### Stated goal
Scan the following material for the string "chart" and copy each line in which it appears.

··· Records for the exercise

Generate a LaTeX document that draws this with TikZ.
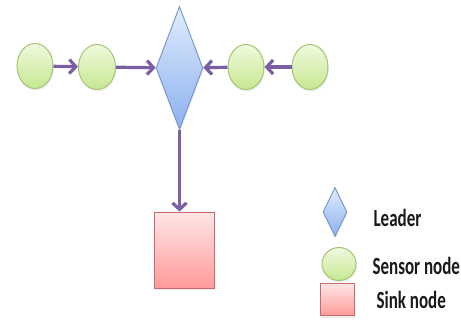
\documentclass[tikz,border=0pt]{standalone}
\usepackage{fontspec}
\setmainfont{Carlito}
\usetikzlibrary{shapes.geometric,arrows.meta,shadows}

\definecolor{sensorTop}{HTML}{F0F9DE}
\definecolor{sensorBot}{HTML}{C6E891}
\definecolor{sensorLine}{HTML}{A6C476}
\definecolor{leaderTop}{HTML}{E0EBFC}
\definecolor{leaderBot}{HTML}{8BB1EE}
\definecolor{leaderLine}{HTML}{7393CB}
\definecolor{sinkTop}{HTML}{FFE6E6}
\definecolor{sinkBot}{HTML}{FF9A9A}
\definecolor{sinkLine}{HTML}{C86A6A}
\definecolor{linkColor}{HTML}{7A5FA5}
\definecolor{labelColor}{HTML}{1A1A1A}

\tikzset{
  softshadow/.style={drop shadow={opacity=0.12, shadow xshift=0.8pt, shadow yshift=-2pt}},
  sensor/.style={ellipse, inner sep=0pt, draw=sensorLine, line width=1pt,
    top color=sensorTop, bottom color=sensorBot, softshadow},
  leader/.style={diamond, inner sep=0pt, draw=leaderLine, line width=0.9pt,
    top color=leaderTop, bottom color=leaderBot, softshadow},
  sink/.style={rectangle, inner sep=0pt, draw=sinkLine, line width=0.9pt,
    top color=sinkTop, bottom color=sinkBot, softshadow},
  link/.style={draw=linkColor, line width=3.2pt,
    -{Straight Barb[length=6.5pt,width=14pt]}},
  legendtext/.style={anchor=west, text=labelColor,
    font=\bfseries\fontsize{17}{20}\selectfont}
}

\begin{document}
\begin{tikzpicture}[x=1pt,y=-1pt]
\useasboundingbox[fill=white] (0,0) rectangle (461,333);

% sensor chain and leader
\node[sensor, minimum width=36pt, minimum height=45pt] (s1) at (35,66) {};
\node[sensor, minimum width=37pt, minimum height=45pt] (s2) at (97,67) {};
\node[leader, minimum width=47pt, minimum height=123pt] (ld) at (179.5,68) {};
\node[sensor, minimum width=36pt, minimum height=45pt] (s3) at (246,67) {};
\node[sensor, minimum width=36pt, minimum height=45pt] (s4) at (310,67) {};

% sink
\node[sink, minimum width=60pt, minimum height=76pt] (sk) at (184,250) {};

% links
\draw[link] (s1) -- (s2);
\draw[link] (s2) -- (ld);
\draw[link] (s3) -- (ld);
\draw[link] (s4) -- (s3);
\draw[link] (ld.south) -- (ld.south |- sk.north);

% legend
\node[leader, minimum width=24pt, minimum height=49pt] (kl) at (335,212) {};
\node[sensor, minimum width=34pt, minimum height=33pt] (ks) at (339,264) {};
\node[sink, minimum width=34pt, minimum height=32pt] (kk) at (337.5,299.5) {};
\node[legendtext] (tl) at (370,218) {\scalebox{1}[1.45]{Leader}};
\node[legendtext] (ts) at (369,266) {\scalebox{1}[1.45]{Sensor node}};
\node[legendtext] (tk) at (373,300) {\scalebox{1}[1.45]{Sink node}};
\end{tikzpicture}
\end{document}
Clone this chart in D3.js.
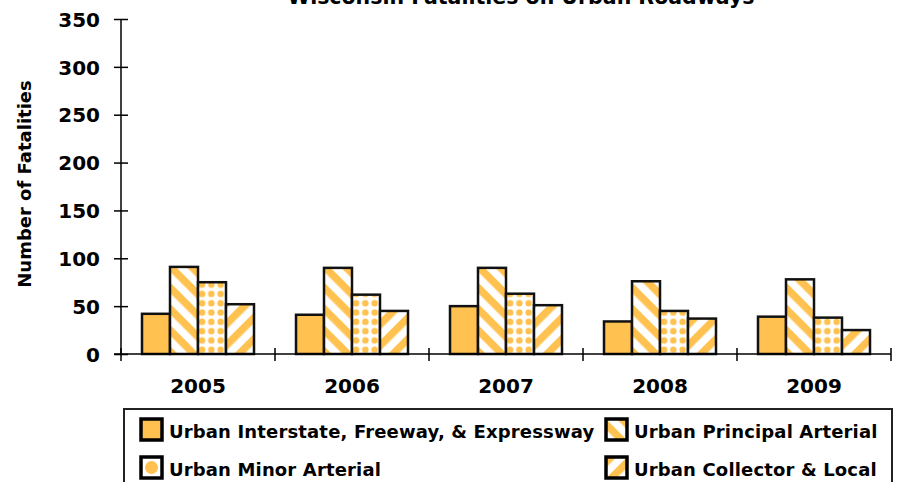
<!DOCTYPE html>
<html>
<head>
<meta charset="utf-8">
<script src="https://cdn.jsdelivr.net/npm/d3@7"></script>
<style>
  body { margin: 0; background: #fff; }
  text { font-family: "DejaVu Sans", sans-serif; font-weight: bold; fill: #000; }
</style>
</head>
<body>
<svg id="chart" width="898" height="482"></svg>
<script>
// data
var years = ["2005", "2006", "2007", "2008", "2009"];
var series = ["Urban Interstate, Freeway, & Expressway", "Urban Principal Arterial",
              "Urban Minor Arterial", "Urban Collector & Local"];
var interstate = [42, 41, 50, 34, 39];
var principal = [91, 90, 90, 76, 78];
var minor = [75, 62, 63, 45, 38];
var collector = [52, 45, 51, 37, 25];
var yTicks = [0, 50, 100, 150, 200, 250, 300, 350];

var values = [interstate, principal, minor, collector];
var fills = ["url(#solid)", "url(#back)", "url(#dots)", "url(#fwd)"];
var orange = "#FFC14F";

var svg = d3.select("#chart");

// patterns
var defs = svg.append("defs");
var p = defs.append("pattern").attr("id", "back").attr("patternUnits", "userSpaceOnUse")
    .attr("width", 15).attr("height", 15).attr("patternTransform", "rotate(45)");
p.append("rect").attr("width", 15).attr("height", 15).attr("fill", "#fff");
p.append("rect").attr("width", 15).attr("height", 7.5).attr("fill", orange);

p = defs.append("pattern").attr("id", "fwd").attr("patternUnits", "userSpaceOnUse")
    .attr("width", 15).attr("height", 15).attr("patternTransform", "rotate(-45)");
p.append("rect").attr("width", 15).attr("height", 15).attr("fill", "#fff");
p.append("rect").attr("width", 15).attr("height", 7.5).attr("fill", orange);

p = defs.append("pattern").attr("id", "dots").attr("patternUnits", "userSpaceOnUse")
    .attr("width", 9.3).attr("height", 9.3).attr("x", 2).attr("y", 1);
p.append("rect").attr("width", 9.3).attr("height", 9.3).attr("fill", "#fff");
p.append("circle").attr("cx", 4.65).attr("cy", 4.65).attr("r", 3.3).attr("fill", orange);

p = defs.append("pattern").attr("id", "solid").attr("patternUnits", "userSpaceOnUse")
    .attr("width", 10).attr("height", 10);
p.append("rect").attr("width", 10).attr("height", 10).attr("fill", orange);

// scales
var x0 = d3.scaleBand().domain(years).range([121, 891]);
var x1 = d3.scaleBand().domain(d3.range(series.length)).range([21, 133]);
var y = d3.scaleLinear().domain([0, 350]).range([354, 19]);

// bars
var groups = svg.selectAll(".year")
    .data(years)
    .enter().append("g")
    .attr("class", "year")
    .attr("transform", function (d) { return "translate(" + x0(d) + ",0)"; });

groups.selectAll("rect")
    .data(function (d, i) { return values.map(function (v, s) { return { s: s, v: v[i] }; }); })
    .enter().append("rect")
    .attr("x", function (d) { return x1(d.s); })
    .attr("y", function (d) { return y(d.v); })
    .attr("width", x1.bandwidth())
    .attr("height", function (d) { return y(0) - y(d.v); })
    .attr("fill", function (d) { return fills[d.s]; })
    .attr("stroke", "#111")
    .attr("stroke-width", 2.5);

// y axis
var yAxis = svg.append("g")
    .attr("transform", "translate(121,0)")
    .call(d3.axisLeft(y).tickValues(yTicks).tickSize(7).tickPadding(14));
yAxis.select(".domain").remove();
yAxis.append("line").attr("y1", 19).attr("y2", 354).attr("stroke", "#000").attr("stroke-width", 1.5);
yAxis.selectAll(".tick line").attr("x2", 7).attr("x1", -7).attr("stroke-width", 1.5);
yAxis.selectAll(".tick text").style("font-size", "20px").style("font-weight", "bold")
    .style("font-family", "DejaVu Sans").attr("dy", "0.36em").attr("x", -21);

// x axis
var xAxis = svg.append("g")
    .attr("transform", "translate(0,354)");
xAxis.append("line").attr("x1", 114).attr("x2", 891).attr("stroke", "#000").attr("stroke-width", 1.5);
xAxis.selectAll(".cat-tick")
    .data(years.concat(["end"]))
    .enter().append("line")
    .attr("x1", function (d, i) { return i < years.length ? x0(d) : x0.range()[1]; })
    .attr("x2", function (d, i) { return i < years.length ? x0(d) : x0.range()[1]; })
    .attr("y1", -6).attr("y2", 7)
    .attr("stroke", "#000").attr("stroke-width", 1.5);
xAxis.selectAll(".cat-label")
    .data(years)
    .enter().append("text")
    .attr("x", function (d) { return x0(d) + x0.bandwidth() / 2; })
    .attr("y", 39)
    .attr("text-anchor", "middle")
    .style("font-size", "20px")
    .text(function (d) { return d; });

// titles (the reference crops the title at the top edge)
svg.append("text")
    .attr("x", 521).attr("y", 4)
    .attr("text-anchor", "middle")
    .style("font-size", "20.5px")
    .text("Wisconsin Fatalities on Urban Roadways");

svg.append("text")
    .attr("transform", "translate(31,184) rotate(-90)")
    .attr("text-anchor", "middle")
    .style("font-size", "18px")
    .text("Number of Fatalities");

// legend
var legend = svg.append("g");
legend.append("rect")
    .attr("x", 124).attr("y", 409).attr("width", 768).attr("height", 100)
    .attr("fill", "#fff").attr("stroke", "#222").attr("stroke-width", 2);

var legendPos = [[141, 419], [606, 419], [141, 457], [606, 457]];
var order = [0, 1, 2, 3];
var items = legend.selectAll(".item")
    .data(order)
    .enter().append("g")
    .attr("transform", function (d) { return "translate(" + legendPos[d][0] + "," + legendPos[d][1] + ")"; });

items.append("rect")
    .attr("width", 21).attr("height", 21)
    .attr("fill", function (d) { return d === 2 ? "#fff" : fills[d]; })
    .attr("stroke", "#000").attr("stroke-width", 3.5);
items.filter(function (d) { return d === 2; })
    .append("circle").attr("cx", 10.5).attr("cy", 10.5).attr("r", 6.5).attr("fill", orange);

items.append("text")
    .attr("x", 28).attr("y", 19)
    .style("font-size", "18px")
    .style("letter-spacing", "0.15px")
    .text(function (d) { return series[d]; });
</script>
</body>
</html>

······

### Exercise output
Clone this chart in D3.js.
<svg id="chart" width="898" height="482"></svg>
var svg = d3.select("#chart");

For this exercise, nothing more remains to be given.